Das Ergebnis ist aber keineswegs eine große Verschiebung der bisherigen Verhältnisse: Die Schwedendemokraten haben um 3,1 Prozentpunkte zugelegt, die Sozialdemokraten um 2,2 Prozentpunkte. Bei allen anderen Parteien bewegen sich die Veränderungen im Bereich von weniger als zwei Prozentpunkten. Knapp waren die Verhältnisse vorher schon, nur etwas zugunsten des rot-grün-liberalen Blocks.
Dass die Schwedendemokraten so gut abgeschnitten haben, dürfte an mehreren Punkten liegen: Es ist Jimmie Åkesson in den vergangenen Jahren gelungen, die Partei aus der Neonazi-Schmuddelecke zu führen, und dafür haben ihm Christdemokraten und Moderate den Weg bereitet.
Dass die Parteigründer zu einem großen Teil Neonazis waren, ist unbestritten. Jimmie Åkesson regiert allerdings jedes Mal extrem gereizt, wenn man die Farbe "braun" mit seiner heutigen Partei in Verbindung bringt. Es werden aber immer wieder Fälle von SD-Mitgliedern bekannt, die auch in offensichtlichen Neonazi-Organisationen wie Nordiska Motstandsrörelsen (NMR) aktiv sind. Eine Untersuchung von Acta Publica zeigte vor kurzem, dass 289 Kandidaten zur Wahl 2022 rechtsextreme Tendenzen öffentlich gezeigt haben, zum Beispiel mit Hitlergruß oder durch die Teilnahme an NMR-Demonstrationen – 80 Prozent davon gehören SD an.
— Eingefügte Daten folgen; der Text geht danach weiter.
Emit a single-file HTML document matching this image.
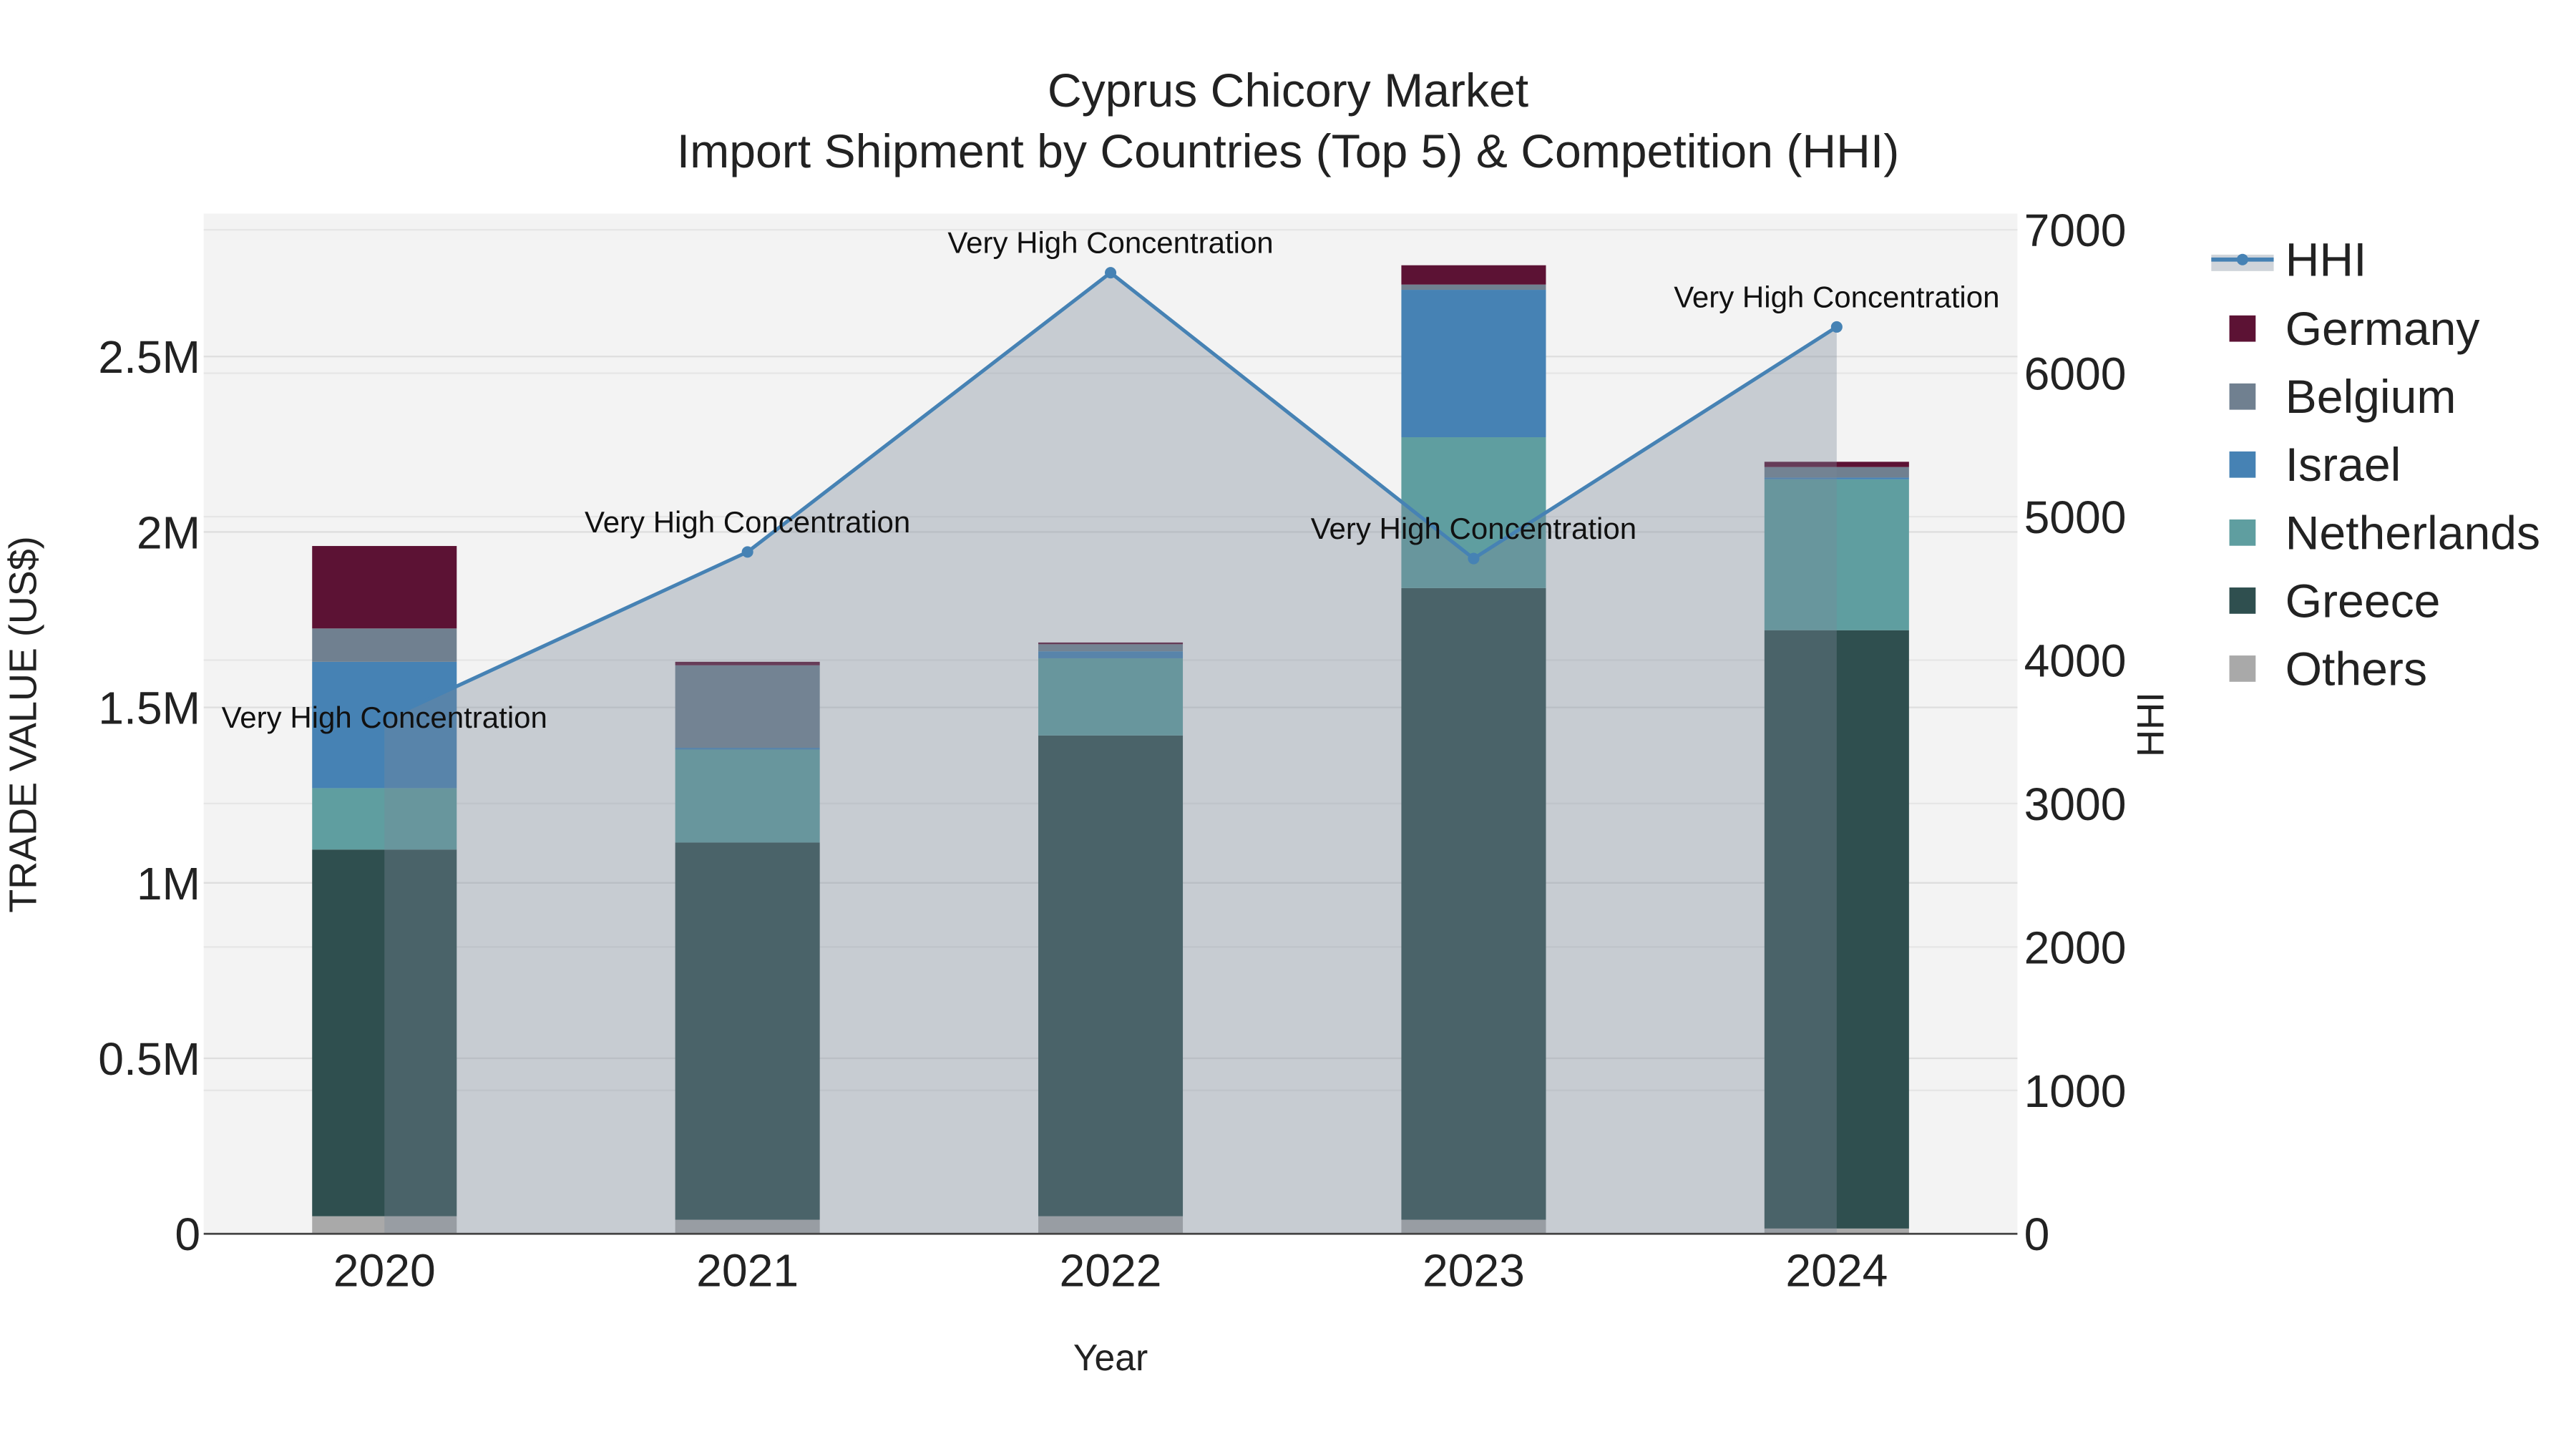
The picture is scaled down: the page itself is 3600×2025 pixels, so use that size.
<!DOCTYPE html>
<html><head><meta charset="utf-8"><style>
html,body{margin:0;padding:0;background:#fff;}
svg{display:block;font-family:"Liberation Sans",Arial,sans-serif;}
</style></head><body>
<svg id="chart" width="3600" height="2025" viewBox="0 0 1568 882" xmlns="http://www.w3.org/2000/svg">
<rect x="124" y="130" width="1104" height="621" fill="#f3f3f3"/>
<g id="grid"></g>
<g id="bars"></g>
<g id="hhi"></g>
<g id="axes"></g>
<text x="784" y="65" text-anchor="middle" font-size="28.8" fill="#222">Cyprus Chicory Market</text>
<text x="784" y="102" text-anchor="middle" font-size="28.8" fill="#222">Import Shipment by Countries (Top 5) &amp; Competition (HHI)</text>
<text x="676" y="834" text-anchor="middle" font-size="22.5" fill="#222">Year</text>
<text transform="translate(22,441) rotate(-90)" text-anchor="middle" font-size="23.5" fill="#222">TRADE VALUE (US$)</text>
<text transform="translate(1317,441) rotate(-90)" text-anchor="middle" font-size="23" fill="#222">HHI</text>
<g id="legend"></g>
</svg>
<script>
const years = ["2020","2021","2022","2023","2024"];
const seriesNames = ["Others","Greece","Netherlands","Israel","Belgium","Germany"];
const others = [0.05, 0.04, 0.05, 0.04, 0.015];
const greece = [1.045, 1.075, 1.37, 1.80, 1.705];
const netherlands = [0.175, 0.265, 0.22, 0.43, 0.43];
const israel = [0.36, 0.005, 0.02, 0.42, 0.005];
const belgium = [0.095, 0.235, 0.02, 0.015, 0.03];
const germany = [0.235, 0.01, 0.005, 0.055, 0.015];
const hhi = [3585, 4754, 6701, 4708, 6323];
const hhiLabels = ["Very High Concentration","Very High Concentration","Very High Concentration","Very High Concentration","Very High Concentration"];
const leftTicks = [0, 0.5, 1, 1.5, 2, 2.5];
const leftTickLabels = ["0","0.5M","1M","1.5M","2M","2.5M"];
const rightTicks = [0,1000,2000,3000,4000,5000,6000,7000];
const colors = {Others:"#a9a9a9",Greece:"#2f4f4f",Netherlands:"#5f9ea0",Israel:"#4682b4",Belgium:"#708090",Germany:"#5c1234"};

const NS="http://www.w3.org/2000/svg";
function mk(tag, attrs, parent){const e=document.createElementNS(NS,tag);for(const k in attrs)e.setAttribute(k,attrs[k]);parent.appendChild(e);return e;}
const x0=124, x1=1228, yBase=751;
const xC = i => 234 + i*221;
const yL = v => yBase - v*213.6;
const yR = v => yBase - v*0.0873;
const bw = 88;

const grid=document.getElementById('grid');
leftTicks.forEach(t=>{const l=mk('line',{x1:x0,x2:x1,y1:yL(t),y2:yL(t),stroke:"#dedede","stroke-width":1},grid);

});
rightTicks.forEach(t=>{const l=mk('line',{x1:x0,x2:x1,y1:yR(t),y2:yR(t),stroke:"#e6e6e6","stroke-width":1},grid);

});

const bars=document.getElementById('bars');
const data={Others:others,Greece:greece,Netherlands:netherlands,Israel:israel,Belgium:belgium,Germany:germany};
years.forEach((y,i)=>{let cum=0;seriesNames.forEach(s=>{const v=data[s][i];
const r=mk('rect',{x:xC(i)-bw/2,y:yL(cum+v),width:bw,height:yL(cum)-yL(cum+v),fill:colors[s]},bars);


cum+=v;});});

const hg=document.getElementById('hhi');
let d="M"+xC(0)+","+yBase;hhi.forEach((v,i)=>{d+=" L"+xC(i)+","+yR(v);});d+=" L"+xC(hhi.length-1)+","+yBase+" Z";
const area=mk('path',{d:d,fill:"rgba(123,135,152,0.36)"},hg);


let ld="";hhi.forEach((v,i)=>{ld+=(i?" L":"M")+xC(i)+","+yR(v);});
const line=mk('path',{d:ld,fill:"none",stroke:"#4682b4","stroke-width":2.2},hg);


hhi.forEach((v,i)=>{const c=mk('circle',{cx:xC(i),cy:yR(v),r:3.5,fill:"#4682b4"},hg);


const ty = i===0 ? yR(v)+5 : yR(v)-12;
const t=mk('text',{x:xC(i),y:ty,"text-anchor":"middle","font-size":18.3,fill:"#111"},hg);t.textContent=hhiLabels[i];

});

const ax=document.getElementById('axes');
const base=mk('line',{x1:x0,x2:x1,y1:yBase,y2:yBase,stroke:"#444","stroke-width":1.2},ax);


years.forEach((y,i)=>{const t=mk('text',{x:xC(i),y:783,"text-anchor":"middle","font-size":28,fill:"#222"},ax);t.textContent=y;

});
leftTicks.forEach((v,i)=>{const t=mk('text',{x:122,y:yL(v)+10,"text-anchor":"end","font-size":28,fill:"#222"},ax);t.textContent=leftTickLabels[i];

});
rightTicks.forEach(v=>{const t=mk('text',{x:1232,y:yR(v)+10,"text-anchor":"start","font-size":28,fill:"#222"},ax);t.textContent=String(v);

});

const lg=document.getElementById('legend');
const hr=mk('rect',{x:1346,y:155,width:38,height:10,fill:"rgba(123,135,152,0.36)"},lg);


const hl=mk('line',{x1:1346,x2:1384,y1:158,y2:158,stroke:"#4682b4","stroke-width":2.5},lg);


const hc=mk('circle',{cx:1365,cy:158,r:3.5,fill:"#4682b4"},lg);


const ht=mk('text',{x:1391,y:168,"font-size":28.8,fill:"#222"},lg);ht.textContent="HHI";


const legOrder=["Germany","Belgium","Israel","Netherlands","Greece","Others"];
legOrder.forEach((s,i)=>{const yy=200+i*41.4;
const r=mk('rect',{x:1357,y:yy-8,width:16,height:16,fill:colors[s]},lg);


const t=mk('text',{x:1391,y:yy+10,"font-size":28.8,fill:"#222"},lg);t.textContent=s;

});
</script>
</body></html>
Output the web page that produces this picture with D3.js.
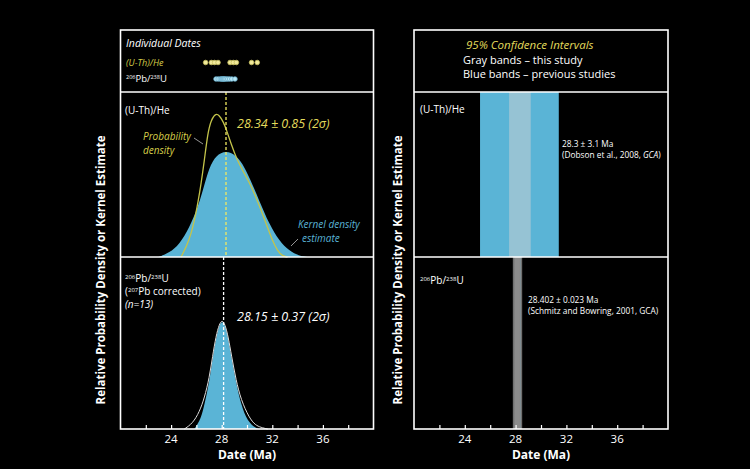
<!DOCTYPE html>
<html>
<head>
<meta charset="utf-8">
<script src="https://cdn.jsdelivr.net/npm/d3@7"></script>
<style>
html,body{margin:0;padding:0;background:#000;}
svg{display:block;font-family:"Open Sans","Noto Sans",sans-serif;}
</style>
</head>
<body>
<svg id="chart" width="750" height="469"></svg>
<script>
// ---------- data ----------
const xDomain = [20, 40];
const minorTicks = [22, 24, 26, 28, 30, 32, 34, 36, 38];
const labeledTicks = [24, 28, 32, 36];

const uthheDates = [26.73, 27.18, 27.44, 27.71, 28.66, 28.92, 29.16, 30.36, 30.81];
const pbDates = [27.55, 27.72, 27.88, 27.98, 28.05, 28.12, 28.18, 28.25, 28.35, 28.48, 28.62, 28.8, 29.05];

// [date (Ma), relative density]
const uthheKde = [[23.0,0],[23.87,0.026],[24.66,0.077],[25.45,0.179],[26.10,0.30],[26.50,0.40],[27.02,0.545],[27.55,0.616],[28.34,0.646],[29.13,0.616],[29.65,0.565],[30.18,0.484],[30.97,0.341],[31.76,0.199],[32.55,0.098],[33.34,0.037],[34.13,0.006],[34.76,0]];
const uthhePdf = [[24.79,0],[25.45,0.098],[25.97,0.26],[26.37,0.443],[26.63,0.585],[26.89,0.748],[27.16,0.829],[27.50,0.87],[27.81,0.86],[28.13,0.819],[28.39,0.768],[28.74,0.687],[29.18,0.595],[29.65,0.524],[30.18,0.453],[30.71,0.362],[31.23,0.26],[31.63,0.179],[32.02,0.098],[32.41,0.037],[32.81,0.006],[33.2,0]];
const pbKde = [[25.84,0],[26.37,0.062],[26.63,0.14],[27.02,0.275],[27.28,0.411],[27.55,0.527],[27.81,0.605],[28.03,0.628],[28.26,0.605],[28.52,0.527],[28.78,0.411],[29.13,0.275],[29.53,0.14],[30.05,0.042],[30.71,0.004],[30.97,0]];
const pbPdf = [[25.05,0],[25.71,0.033],[26.24,0.1],[26.63,0.18],[27.02,0.297],[27.28,0.424],[27.55,0.541],[27.81,0.61],[28.03,0.634],[28.26,0.61],[28.52,0.535],[28.78,0.424],[29.13,0.285],[29.53,0.169],[30.18,0.064],[30.66,0.023],[31.1,0.009],[31.63,0]];

const uthheMean = 28.34, uthheErr = 0.85;
const pbMean = 28.15, pbErr = 0.37;
const dobsonMean = 28.3, dobsonErr = 3.1;
const schmitzMean = 28.402, schmitzErr = 0.023;

// ---------- layout ----------
const svg = d3.select("#chart");
const W = 750, H = 469;
svg.append("rect").attr("width", W).attr("height", H).attr("fill", "#000");

const top0 = 30, div1 = 92, div2 = 257, bottom0 = 429;
const L = {x0: 120.5, x1: 373.5};
const R = {x0: 414, x1: 668};
const xL = d3.scaleLinear().domain(xDomain).range([L.x0, L.x1]);
const xR = d3.scaleLinear().domain(xDomain).range([R.x0, R.x1]);
const yMid = d3.scaleLinear().domain([0, 1]).range([div2, div1]);
const yBot = d3.scaleLinear().domain([0, 1]).range([bottom0, div2]);

const BLUE = "#5ab4d6", YEL = "#e4dc5c", YEL2 = "#d6ce48";

// ---------- left: curves ----------
const area = (x, y) => d3.area().x(d => x(d[0])).y0(y(0)).y1(d => y(d[1])).curve(d3.curveBasis);
const line = (x, y) => d3.line().x(d => x(d[0])).y(d => y(d[1])).curve(d3.curveBasis);

svg.append("path").datum(uthheKde).attr("d", area(xL, yMid)).attr("fill", BLUE);
svg.append("path").datum(uthhePdf).attr("d", line(xL, yMid)).attr("fill", "none")
  .attr("stroke", "#c4c44a").attr("stroke-width", 1.3);
svg.append("line").attr("x1", xL(uthheMean)).attr("x2", xL(uthheMean)).attr("y1", div1).attr("y2", div2)
  .attr("stroke", "#f0e860").attr("stroke-width", 1.3).attr("stroke-dasharray", "3,2");

svg.append("path").datum(pbKde).attr("d", area(xL, yBot)).attr("fill", BLUE);
svg.append("path").datum(pbPdf).attr("d", line(xL, yBot)).attr("fill", "none")
  .attr("stroke", "#dddddd").attr("stroke-width", 1);
svg.append("line").attr("x1", xL(pbMean)).attr("x2", xL(pbMean)).attr("y1", div2).attr("y2", bottom0)
  .attr("stroke", "#ffffff").attr("stroke-width", 1.3).attr("stroke-dasharray", "3,2");

// individual dates
svg.append("g").selectAll("circle").data(uthheDates).join("circle")
  .attr("cx", d => xL(d)).attr("cy", 62.5).attr("r", 2.3)
  .attr("fill", "#f2ea9a").attr("stroke", "#c8c060").attr("stroke-width", 0.8);
svg.append("g").selectAll("circle").data(pbDates).join("circle")
  .attr("cx", d => xL(d)).attr("cy", 79).attr("r", 2.3)
  .attr("fill", "#b8e6f4").attr("stroke", "#6aaecc").attr("stroke-width", 0.8);

// ---------- right: bands ----------
const defs = svg.append("defs");
const grad = defs.append("linearGradient").attr("id", "grayband").attr("x1", "0").attr("x2", "1").attr("y1", "0").attr("y2", "0");
grad.append("stop").attr("offset", "0").attr("stop-color", "#666");
grad.append("stop").attr("offset", "0.25").attr("stop-color", "#8c8c8c");
grad.append("stop").attr("offset", "0.7").attr("stop-color", "#8c8c8c");
grad.append("stop").attr("offset", "1").attr("stop-color", "#666");

svg.append("rect").attr("x", xR(dobsonMean - dobsonErr)).attr("width", xR(dobsonMean + dobsonErr) - xR(dobsonMean - dobsonErr))
  .attr("y", div1).attr("height", div2 - div1).attr("fill", BLUE);
svg.append("rect").attr("x", xR(uthheMean - uthheErr)).attr("width", xR(uthheMean + uthheErr) - xR(uthheMean - uthheErr))
  .attr("y", div1).attr("height", div2 - div1).attr("fill", "#c8cfd4").attr("opacity", 0.55);
svg.append("rect").attr("x", xR(pbMean - pbErr)).attr("width", xR(pbMean + pbErr) - xR(pbMean - pbErr))
  .attr("y", div2).attr("height", bottom0 - div2).attr("fill", "url(#grayband)");
svg.append("rect").attr("x", xR(schmitzMean - schmitzErr)).attr("width", xR(schmitzMean + schmitzErr) - xR(schmitzMean - schmitzErr))
  .attr("y", div2).attr("height", bottom0 - div2).attr("fill", "#8fb8c8").attr("opacity", 0.5);

// ---------- frames & axes ----------
function frame(P, x) {
  const g = svg.append("g").attr("fill", "none").attr("stroke", "#fff").attr("stroke-width", 1.6);
  g.append("rect").attr("x", P.x0).attr("y", top0).attr("width", P.x1 - P.x0).attr("height", bottom0 - top0);
  g.append("line").attr("x1", P.x0).attr("x2", P.x1).attr("y1", div1).attr("y2", div1);
  g.append("line").attr("x1", P.x0).attr("x2", P.x1).attr("y1", div2).attr("y2", div2);
  const ax = svg.append("g").attr("transform", `translate(0,${bottom0})`)
    .call(d3.axisBottom(x).tickValues(minorTicks).tickSizeInner(-4).tickSizeOuter(0).tickFormat(""));
  ax.select(".domain").remove();
  ax.selectAll("line").attr("stroke", "#fff").attr("stroke-width", 1.2);
  svg.append("g").selectAll("text").data(labeledTicks).join("text")
    .attr("x", d => x(d)).attr("y", 443).attr("text-anchor", "middle")
    .attr("fill", "#fff").attr("font-size", 11.5).text(d => d);
  svg.append("text").attr("x", (P.x0 + P.x1) / 2).attr("y", 459).attr("text-anchor", "middle")
    .attr("fill", "#fff").attr("font-size", 12).attr("font-weight", "bold").text("Date (Ma)");
}
frame(L, xL);
frame(R, xR);

// y labels
[105, 402].forEach(cx => {
  svg.append("text").attr("transform", `translate(${cx},270) rotate(-90)`)
    .attr("text-anchor", "middle").attr("fill", "#fff").attr("font-size", 11.5).attr("font-weight", "bold")
    .text("Relative Probability Density or Kernel Estimate");
});

// ---------- text ----------
function txt(x, y, s, opts = {}) {
  const t = svg.append("text").attr("x", x).attr("y", y).attr("fill", opts.fill || "#fff")
    .attr("font-size", opts.size || 10).attr("font-style", opts.italic ? "italic" : "normal");
  if (opts.anchor) t.attr("text-anchor", opts.anchor);
  if (s !== null) t.text(s);
  return t;
}
function isotope(t, mass, el, small) {
  t.append("tspan").attr("font-size", small).attr("dy", -3.5).text(mass);
  t.append("tspan").attr("dy", 3.5).text(el);
}

txt(126, 47, "Individual Dates", {italic: true, size: 10.5});
txt(126, 66, "(U-Th)/He", {italic: true, size: 9, fill: YEL2});
let t1 = txt(126, 82, null, {size: 9.5});
isotope(t1, "206", "Pb/", 5.5); isotope(t1, "238", "U", 5.5);

txt(125, 114, "(U-Th)/He", {size: 10});
txt(237, 128, "28.34 ± 0.85 (2σ)", {italic: true, size: 12.5, fill: YEL});
txt(143, 140, "Probability", {italic: true, size: 10, fill: YEL2});
txt(143, 154, "density", {italic: true, size: 10, fill: YEL2});
svg.append("line").attr("x1", 194).attr("y1", 138).attr("x2", 203).attr("y2", 144).attr("stroke", "#bbb").attr("stroke-width", 0.8);
txt(298, 228, "Kernel density", {italic: true, size: 10, fill: BLUE});
txt(302, 242, "estimate", {italic: true, size: 10, fill: BLUE});
svg.append("line").attr("x1", 298).attr("y1", 239).attr("x2", 291).attr("y2", 246).attr("stroke", "#bbb").attr("stroke-width", 0.8);

let t2 = txt(125, 282, null, {size: 10});
isotope(t2, "206", "Pb/", 6); isotope(t2, "238", "U", 6);
let t3 = txt(125, 295, "(", {size: 10});
isotope(t3, "207", "Pb corrected)", 6);
txt(125, 308, "(n=13)", {italic: true, size: 10});
txt(237, 321, "28.15 ± 0.37 (2σ)", {italic: true, size: 12.5});

// right texts
txt(466, 49, "95% Confidence Intervals", {italic: true, size: 11.5, fill: YEL});
txt(463, 64, "Gray bands – this study", {size: 11});
txt(463, 78, "Blue bands –  previous studies", {size: 11});

txt(420, 113, "(U-Th)/He", {size: 10});
txt(562, 147, "28.3 ± 3.1 Ma", {size: 8.3});
let t4 = txt(562, 158, "(Dobson et al., 2008, ", {size: 8.3});
t4.append("tspan").attr("font-style", "italic").text("GCA");
t4.append("tspan").text(")");

let t5 = txt(420, 284, null, {size: 10});
isotope(t5, "206", "Pb/", 6); isotope(t5, "238", "U", 6);
txt(528, 303, "28.402 ± 0.023 Ma", {size: 8.3});
txt(528, 314, "(Schmitz and Bowring, 2001, GCA)", {size: 8.3});
</script>
</body>
</html>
Die Schwedendemokraten punkten mit einfachen Lösungen für Probleme wie Bandenkriminalität und Energiepreise, die ungefähr darauf hinauslaufen: Ausländer raus, Wohlfahrtsstaat ja, aber nur für Schweden, und Atomkraft ja, bitte. Sie sind außerdem die einzige Partei, die das Klima-Thema mehr oder weniger beiseite schiebt.